Perbedaan pada investasi aset kripto dan komoditas lain dalam kontrak berjangka tertetak pada harga dasar pada aset kripto tidak ada karena ia bergerak bebas sedangkan pada komoditas lain terdapat harga dasar yang mendasari nilai komoditas tersebut (underlying asset). Underlying asset sendiri dmerupakan aset dasar yang mendasari harga derivatif, atau bisa disebut juga derivatif adalah instrumen keuangan yang penetapan harganya berpijak pada nilai aset lain sebagai asset dasarnya yang menjamin nilai dari sebuah derivatif tersebut. Sehingga pada komoditas kontrak berjangka lainnya memiliki dasar harga agar nilai komoditasnya aman. Misalnya, aset dasar dalam rupiah dalam perdagangan dapat menggunakan pesanan pembelian atau faktur sebagai transaksi dasar, dan untuk komoditas minyak bumi, barel sebagai standar. Sementara transaksi kripto tidak memiliki nilai dasar, karena Pengguna aset kripto berbasis keyakinan pemiliknya di mana aset tersebut memiliki atau akan memiliki nilai dengan keamanan yang dijamin oleh teknologi Blockchain.
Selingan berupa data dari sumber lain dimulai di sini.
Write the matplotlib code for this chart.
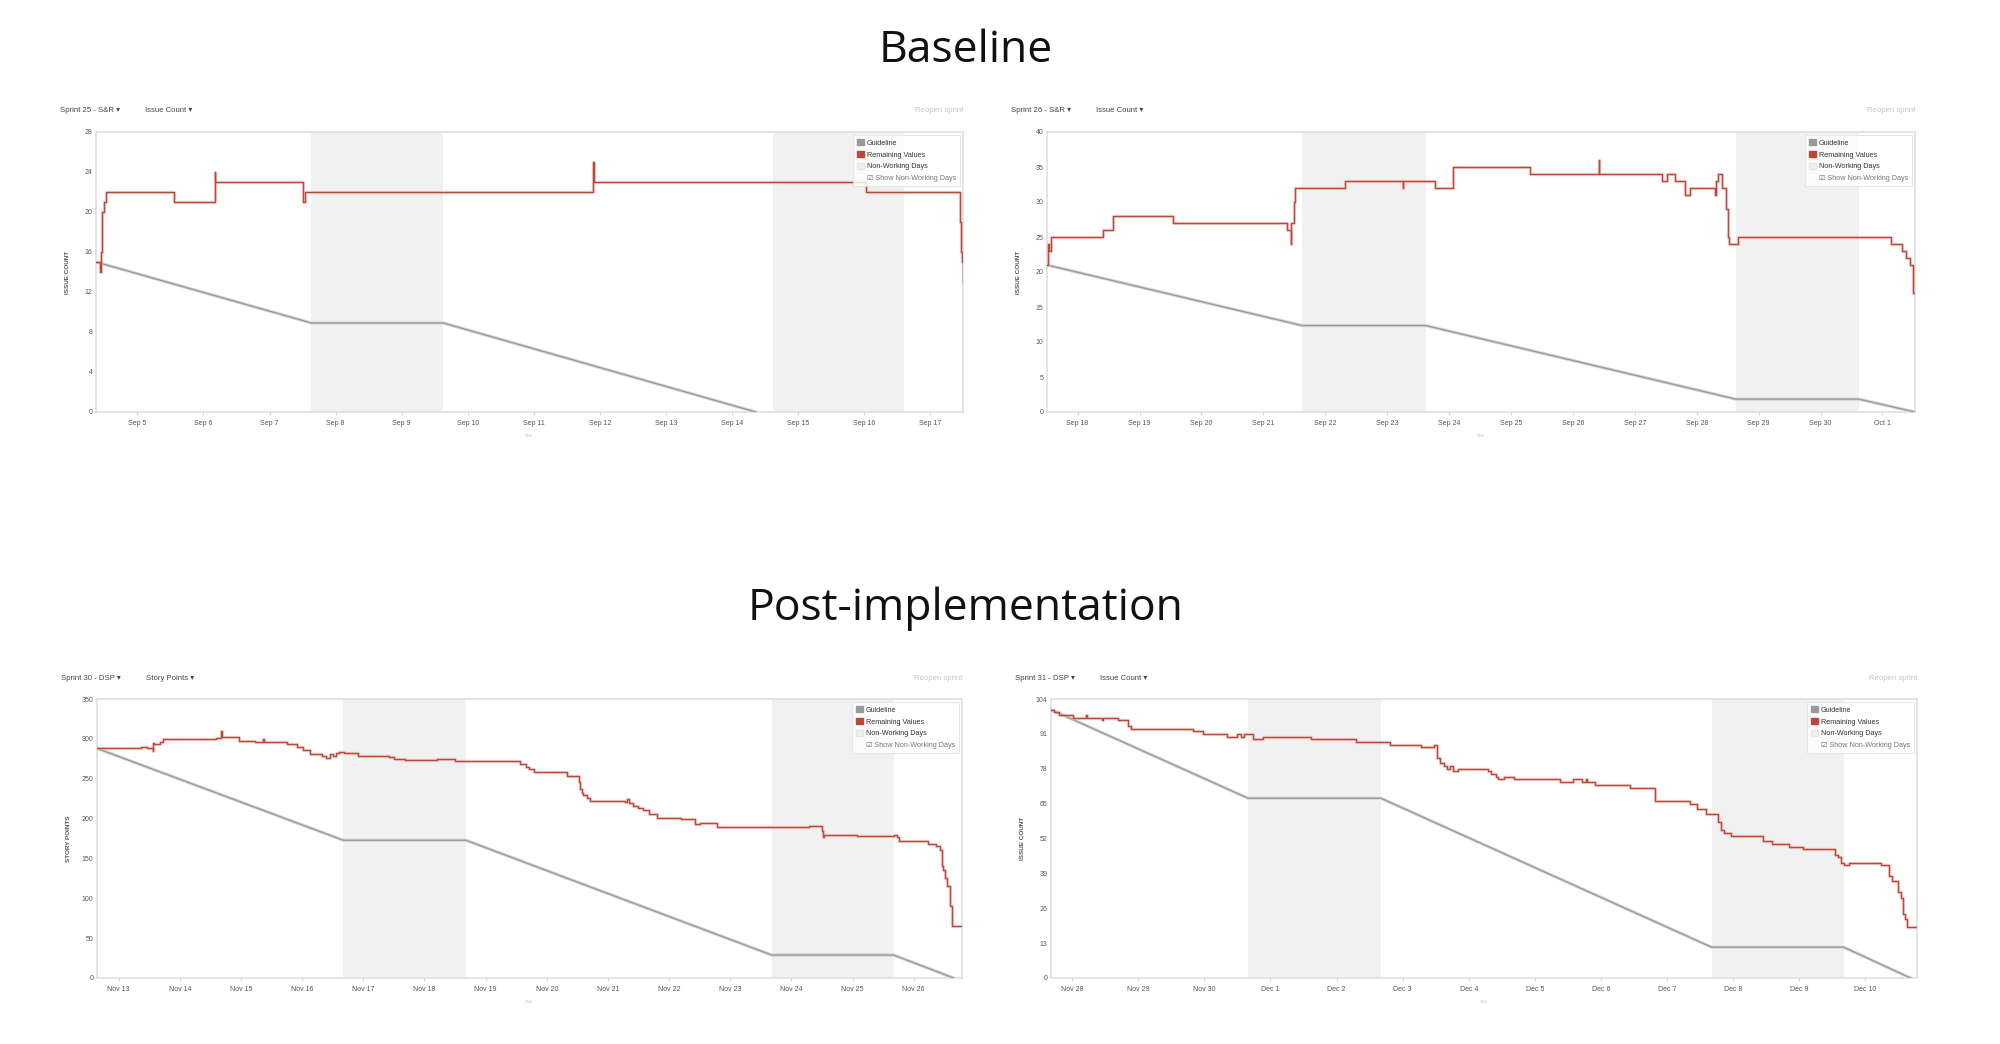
import matplotlib.pyplot as plt
import matplotlib.patches as patches
from matplotlib.lines import Line2D

plt.rcParams['font.family'] = ['Liberation Sans', 'DejaVu Sans']

# -------------------------- Data --------------------------
# x values are in "day of month" units; days after month end keep counting
# (Oct 1 -> 31, Dec 1 -> 31) so every sprint sits on one continuous axis.

# Sprint 25 - S&R (baseline, issue count)
s25_name = 'Sprint 25 - S&R'
s25_measure = 'Issue Count'
s25_ylabel = 'ISSUE COUNT'
s25_xlim = (4.373, 17.50)
s25_ticks = [5, 6, 7, 8, 9, 10, 11, 12, 13, 14, 15, 16, 17]
s25_ticklabels = ['Sep 5', 'Sep 6', 'Sep 7', 'Sep 8', 'Sep 9', 'Sep 10', 'Sep 11',
                  'Sep 12', 'Sep 13', 'Sep 14', 'Sep 15', 'Sep 16', 'Sep 17']
s25_yticks = [0, 4, 8, 12, 16, 20, 24, 28]
s25_weekends = [(7.635, 9.633), (14.624, 16.612)]
s25_guide_t = [4.373, 7.635, 9.633, 14.363]
s25_guide_v = [15, 8.9, 8.9, 0]
s25_rem_t = [4.373, 4.44, 4.45, 4.47, 4.49, 4.52, 5.55, 6.168, 6.175, 7.50, 7.53,
             11.90, 11.907, 16.03, 17.45, 17.47, 17.49, 17.495, 17.50]
s25_rem_v = [15, 14, 16, 20, 21, 22, 21, 24, 23, 21, 22,
             25, 23, 22, 19, 16, 15, 13, 13]

# Sprint 26 - S&R (baseline, issue count)
s26_name = 'Sprint 26 - S&R'
s26_measure = 'Issue Count'
s26_ylabel = 'ISSUE COUNT'
s26_xlim = (17.506, 31.525)
s26_ticks = [18, 19, 20, 21, 22, 23, 24, 25, 26, 27, 28, 29, 30, 31]
s26_ticklabels = ['Sep 18', 'Sep 19', 'Sep 20', 'Sep 21', 'Sep 22', 'Sep 23', 'Sep 24',
                  'Sep 25', 'Sep 26', 'Sep 27', 'Sep 28', 'Sep 29', 'Sep 30', 'Oct 1']
s26_yticks = [0, 5, 10, 15, 20, 25, 30, 35, 40]
s26_weekends = [(21.625, 23.623), (28.628, 30.616)]
s26_guide_t = [17.506, 21.625, 23.623, 28.628, 30.616, 31.525]
s26_guide_v = [21, 12.35, 12.35, 1.84, 1.84, 0]
s26_rem_t = [17.506, 17.526, 17.537, 17.567, 18.412, 18.566, 19.545, 21.388, 21.440,
             21.450, 21.491, 21.512, 22.315, 23.252, 23.258, 23.767, 24.056, 25.312,
             26.414, 26.420, 27.444, 27.526, 27.650, 27.804, 27.887, 28.288, 28.309,
             28.340, 28.402, 28.474, 28.505, 28.525, 28.659, 31.131, 31.317, 31.378,
             31.440, 31.492, 31.525]
s26_rem_v = [21, 24, 23, 25, 26, 28, 27, 26, 24,
             27, 30, 32, 33, 32, 33, 32, 35, 34,
             36, 34, 33, 34, 33, 31, 32, 31, 33,
             34, 32, 29, 25, 24, 25, 24, 23, 22,
             21, 17, 17]

# Sprint 30 - DSP (post-implementation, story points)
s30_name = 'Sprint 30 - DSP'
s30_measure = 'Story Points'
s30_ylabel = 'STORY POINTS'
s30_xlim = (12.645, 26.789)
s30_ticks = [13, 14, 15, 16, 17, 18, 19, 20, 21, 22, 23, 24, 25, 26]
s30_ticklabels = ['Nov 13', 'Nov 14', 'Nov 15', 'Nov 16', 'Nov 17', 'Nov 18', 'Nov 19',
                  'Nov 20', 'Nov 21', 'Nov 22', 'Nov 23', 'Nov 24', 'Nov 25', 'Nov 26']
s30_yticks = [0, 50, 100, 150, 200, 250, 300, 350]
s30_weekends = [(16.674, 18.678), (23.678, 25.672)]
s30_guide_t = [12.645, 16.674, 18.678, 23.678, 25.672, 26.653]
s30_guide_v = [288, 172.8, 172.8, 28.8, 28.8, 0]
s30_rem_t = [12.645, 13.365, 13.470, 13.553, 13.560, 13.574, 13.678, 13.731, 14.597,
             14.670, 14.681, 14.962, 15.223, 15.359, 15.380, 15.745, 15.912, 16.017,
             16.121, 16.319, 16.392, 16.455, 16.497, 16.549, 16.601, 16.685, 16.914,
             17.415, 17.499, 17.687, 18.209, 18.501, 19.555, 19.660, 19.712, 19.795,
             20.338, 20.526, 20.547, 20.568, 20.599, 20.651, 20.704, 21.278, 21.319,
             21.340, 21.403, 21.486, 21.570, 21.674, 21.800, 22.196, 22.426, 22.509,
             22.582, 22.791, 24.284, 24.493, 24.514, 24.535, 25.067, 25.683, 25.725,
             25.766, 26.236, 26.372, 26.424, 26.455, 26.476, 26.507, 26.549, 26.591,
             26.622, 26.789]
s30_rem_v = [288, 290, 289, 285, 295, 293, 296, 300, 301,
             310, 302, 297, 296, 300, 296, 294, 290, 286,
             281, 279, 276, 281, 279, 282, 284, 282, 278,
             277, 275, 274, 275, 272, 268, 265, 262, 258,
             254, 246, 237, 232, 229, 226, 222, 221, 225,
             220, 216, 213, 211, 206, 201, 199, 193, 195,
             194, 190, 191, 185, 177, 180, 178, 180, 177,
             172, 168, 165, 160, 140, 135, 125, 115, 90,
             65, 65]

# Sprint 31 - DSP (post-implementation, issue count)
s31_name = 'Sprint 31 - DSP'
s31_measure = 'Issue Count'
s31_ylabel = 'ISSUE COUNT'
s31_xlim = (27.681, 40.780)
s31_ticks = [28, 29, 30, 31, 32, 33, 34, 35, 36, 37, 38, 39, 40]
s31_ticklabels = ['Nov 28', 'Nov 29', 'Nov 30', 'Dec 1', 'Dec 2', 'Dec 3', 'Dec 4',
                  'Dec 5', 'Dec 6', 'Dec 7', 'Dec 8', 'Dec 9', 'Dec 10']
s31_yticks = [0, 13, 26, 39, 52, 65, 78, 91, 104]
s31_weekends = [(30.664, 32.672), (37.672, 39.670)]
s31_guide_t = [27.681, 30.664, 32.672, 37.672, 39.670, 40.683]
s31_guide_v = [100, 67, 67, 11.5, 11.5, 0]
s31_rem_t = [27.681, 27.730, 27.807, 28.019, 28.212, 28.232, 28.454, 28.473, 28.695,
             28.840, 28.888, 29.824, 29.979, 30.336, 30.500, 30.558, 30.606, 30.741,
             30.886, 31.610, 32.295, 32.807, 33.280, 33.473, 33.521, 33.569, 33.618,
             33.666, 33.714, 33.763, 33.840, 34.293, 34.342, 34.419, 34.438, 34.535,
             34.680, 35.384, 35.577, 35.712, 35.770, 35.790, 35.905, 36.436, 36.822,
             37.353, 37.450, 37.595, 37.768, 37.817, 37.865, 37.961, 38.444, 38.589,
             38.849, 39.052, 39.535, 39.583, 39.631, 39.680, 39.747, 40.230, 40.355,
             40.403, 40.500, 40.539, 40.568, 40.597, 40.625, 40.780]
s31_rem_v = [100, 99, 98, 97, 98, 97, 96, 97, 96,
             94, 93, 92, 91, 90, 91, 90, 91, 89,
             90, 89, 88, 87, 86, 87, 82, 80, 79,
             78, 79, 77, 78, 77, 76, 75, 74, 75,
             74, 73, 74, 73, 74, 73, 72, 71, 66,
             65, 63, 61, 58, 55, 54, 53, 51, 50,
             49, 48, 46, 45, 43, 42, 43, 42, 38,
             36, 32, 30, 24, 22, 19, 19]

# -------------------------- Layout --------------------------
W, H = 2000, 1044
PT = 0.72  # points per pixel at dpi 100

red = '#b8493c'
gray = '#9a9a9a'
shade = '#f1f1f1'

fig = plt.figure(figsize=(W / 100, H / 100), dpi=100)

# axes rectangles in pixels: left, right, top, bottom
boxes = [(96, 963, 132, 412), (1047, 1915, 132, 412),
         (97, 962, 699, 978), (1051, 1917, 699, 978)]

sprints = [
    (s25_name, s25_measure, s25_ylabel, s25_xlim, s25_ticks, s25_ticklabels, s25_yticks,
     s25_weekends, s25_guide_t, s25_guide_v, s25_rem_t, s25_rem_v),
    (s26_name, s26_measure, s26_ylabel, s26_xlim, s26_ticks, s26_ticklabels, s26_yticks,
     s26_weekends, s26_guide_t, s26_guide_v, s26_rem_t, s26_rem_v),
    (s30_name, s30_measure, s30_ylabel, s30_xlim, s30_ticks, s30_ticklabels, s30_yticks,
     s30_weekends, s30_guide_t, s30_guide_v, s30_rem_t, s30_rem_v),
    (s31_name, s31_measure, s31_ylabel, s31_xlim, s31_ticks, s31_ticklabels, s31_yticks,
     s31_weekends, s31_guide_t, s31_guide_v, s31_rem_t, s31_rem_v),
]


def draw_panel(box, sprint):
    (name, measure, ylabel, xlim, ticks, ticklabels, yticks,
     weekends, guide_t, guide_v, rem_t, rem_v) = sprint
    left, right, top, bottom = box
    ax = fig.add_axes([left / W, 1 - bottom / H, (right - left) / W, (bottom - top) / H])

    # non-working days
    for a, b in weekends:
        ax.axvspan(a, b, color=shade, lw=0, zorder=0)

    # guideline (soft halo + line)
    ax.plot(guide_t, guide_v, color='#d9d9d9', lw=2.4, zorder=2)
    ax.plot(guide_t, guide_v, color=gray, lw=1.0, zorder=3)

    # remaining values
    ax.step(rem_t, rem_v, where='post', color='#ecbdb6', lw=2.4, alpha=0.6, zorder=4)
    ax.step(rem_t, rem_v, where='post', color=red, lw=1.0, zorder=5)

    ax.set_xlim(*xlim)
    ax.set_ylim(yticks[0], yticks[-1])
    ax.set_xticks(ticks)
    ax.set_xticklabels(ticklabels)
    ax.set_yticks(yticks)
    ax.tick_params(axis='x', length=2.5, width=0.6, color='#cccccc', pad=3,
                   labelsize=5, labelcolor='#555555')
    ax.tick_params(axis='y', length=0, pad=2.5, labelsize=5, labelcolor='#555555')
    for sp in ax.spines.values():
        sp.set_color('#dddddd')
        sp.set_linewidth(1.1)

    ax.set_ylabel(ylabel, fontsize=4.6, fontweight='bold', color='#555555')
    ax.yaxis.set_label_coords(-26 / (right - left), 0.5)
    ax.set_xlabel('TIME', fontsize=2.6, color='#c8c8c8', labelpad=5)

    # header row above the chart
    ax.annotate(name + ' \u25be', xy=(0, 1), xycoords='axes fraction',
                xytext=(-36 * PT, 21 * PT), textcoords='offset points',
                ha='left', va='center', fontsize=5.6, color='#444444')
    ax.annotate(measure + ' \u25be', xy=(0, 1), xycoords='axes fraction',
                xytext=(49 * PT, 21 * PT), textcoords='offset points',
                ha='left', va='center', fontsize=5.6, color='#444444')
    ax.annotate('Reopen sprint', xy=(1, 1), xycoords='axes fraction',
                xytext=(0, 21 * PT), textcoords='offset points',
                ha='right', va='center', fontsize=5.6, color='#c4c4c4')

    # legend
    handles = [
        patches.Patch(facecolor='#999999', edgecolor='#999999'),
        patches.Patch(facecolor=red, edgecolor=red),
        patches.Patch(facecolor=shade, edgecolor='#e6e6e6'),
        Line2D([], [], color='none'),
    ]
    labels = ['Guideline', 'Remaining Values', 'Non-Working Days',
              '\u2611 Show Non-Working Days']
    leg = ax.legend(handles, labels, loc='upper right', fontsize=5.2,
                    frameon=True, fancybox=False, edgecolor='#e2e2e2',
                    handlelength=0.9, handleheight=0.9, handletextpad=0.4,
                    labelspacing=0.6, borderpad=0.55, borderaxespad=0.45)
    leg.get_frame().set_linewidth(0.8)
    leg.set_zorder(10)
    for t, c in zip(leg.get_texts(), ['#333333', '#333333', '#333333', '#777777']):
        t.set_color(c)
    return ax


for box, sprint in zip(boxes, sprints):
    draw_panel(box, sprint)

# section titles
fig.text(966 / W, 1 - 62 / H, 'Baseline', ha='center', va='baseline',
         fontsize=32, family='Open Sans', color='#111111')
fig.text(966 / W, 1 - 620 / H, 'Post-implementation', ha='center', va='baseline',
         fontsize=32, family='Open Sans', color='#111111')

fig.savefig('out.png', dpi=100, facecolor='white')
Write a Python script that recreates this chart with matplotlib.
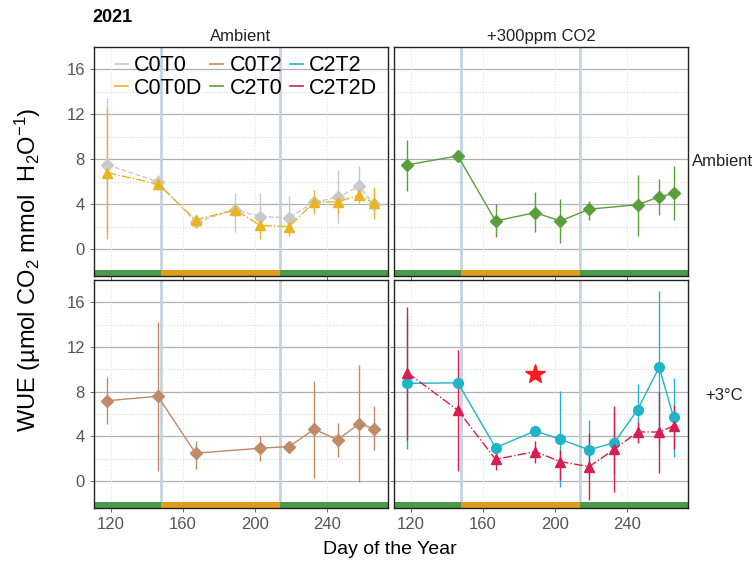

Maka dari itu kegunaan serta fungsi dari asset kripto sangat mempengaruhi nilai harga di pasar, serta ekosistem dari para pengunanya juga sangat mempengaruhi nilai sebuah aset kripto. Hal ini selaras dengan hasil penelitian pada tahun 2013 yang dilakukan oleh Jamaludin yang mengemukakan tentang keyakinan akan dampak yang ditimbulkan pada saat memilih instrument investasi sehingga efek yang ditimbulkan pengguna berasal dari kepercayaan pengguna aset kripto.24

Aset Kripto tidak memiliki dasar harga atau underlying sehingga tidak ada ketentuan harga pasti, hal ini karena inovasi teknolgi yang berkembang seperti basis kode yang terdapat di teknologi Blockchain dan jaringan pendukung lainnya. Keterangan lebih lanjut mengenai Blockchain ini ialah teknologi ini melakukan pencatatan transaksi yang saling berhubungan dengan mengaitkan kode unik yang ada dan tidak dapat diubah karena berpotensi pada gagalnya transaksi. Blockchain bekerja

ketika terdapat transaksi baru atau terjadi perubahan dari transaksi yang sudah ada, pada umumnya untuk menjalankan sebagian besar node dalam penggunaan blokchain digunakan sebuah algoritma guna mengevaluasi dan verikasi blok yang ada di dalam blockchain pengguna yang telah diajukan. Ketika sebagian besar node mencapai target konsesus kemudian berstatus valid, blok transaski yang telah diterima dan masuk dalam catatam buku besar serta blok tersebut masuk keadalam rantai transaksi. Ketika sebagian besar milih untuk tidak setuju atas penambahan atau modifikasi blok di dalam masukan buku besar maka kerputusan akan ditolak dan tidak terjadi penambahan rantai. Model konsesus yang berjalan ini yang menyebabkan blockchain berjalan sebagai buku besar tanpa memerlukan campur tangan atau otoritas, demi menunjukan valid atau tidaknya transaksi.25 Hal yang demikian yang menjadi alasan Badan Pengawas Perdangan Berjangka Komoditi dan Kementrian Perdangan menempatkan kategori transaksi aset kripto sebagai bursa berjangka, guna terhindar dari fluktuasi harga sebab tidak terdapat underllying. Merujuk pada ketentuan hukum tersebut dapat disimpulkan aset Kripto merupakan benda tidak berwujud dan boleh diperdangankan di wilayah Indonesia karena telah memiliki dasar hukum atau kerangka hukum yang jelas untuk dapat diperdagangkan melalui perantara teknologi elektronik dan dunia digital.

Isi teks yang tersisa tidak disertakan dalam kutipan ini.